4. Results and Analysis
This section illustrates the results for the experiments on the two machines using the selected benchmarks, and our analysis. Some major performance problems are explained with the help of performance tools. We are especially interested in the effects of the sibling cores and sibling processors. In other words, particular attention is paid to performance gaps when the number of threads changes from 4 to 5 on the Sun Fire V490 and from 2 to 3 on the Dell Precision 450.

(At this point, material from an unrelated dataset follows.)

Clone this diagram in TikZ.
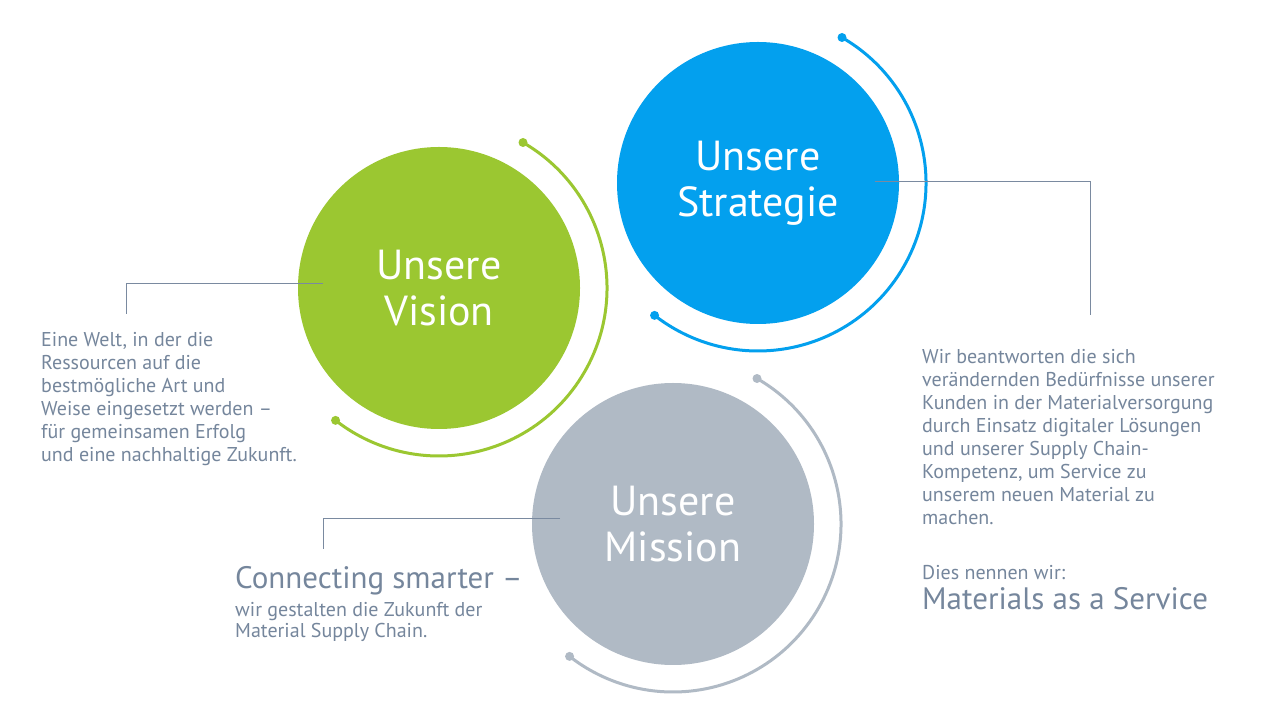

4.1 The EPCC Microbenchmark Suite
4.1.1 Sun Fire V490
Fig. 1. Synchronization overhead on Sun Fire V490 / Fig. 2. Mutual exclusion + ORDERED overhead on Fire 490Fig. 1 and 2[2] shows the results of the EPCC microbenchmark on the Sun Fire V490. Most OpenMP directives have higher overhead than on the Sun HPC 3500 [4], a traditional SMP machine, for some unknown reason. PARALLEL, PARALLEL FOR and REDUCTION have similar overhead on the Sun Fire V490. For mutual exclusion synchronization results shown in Fig. 2, LOCK and CRITICAL show similar overhead and scale well. The ORDERED directive has a high cost when the full eight threads are used, although it scales as well as LOCK and CRITICAL when less than eight threads are involved. The exception of ORDERED may come from hardware, OpenMP compiler implementation, or scheduler in Solaris 10. The ATOMIC directive is noticeably cheaper than LOCK and CRITICAL when the number of threads is up to five, however, it is more expensive than the other two if we use more than five threads. We checked the corresponding assembly code of an ATOMIC construct (see Table 1), and found that the Sun Studio 10 compiler uses runtime library calls __mt_b_atomic_ and __mt_e_atomic_ to start and finish an ATOMIC operation, rather than a single hardware primitive. The Analyzer indicated that the execution time of those two calls is sensitive to the physical layout of processor cores: ATOMIC does not have good performance if both sibling cores are involved.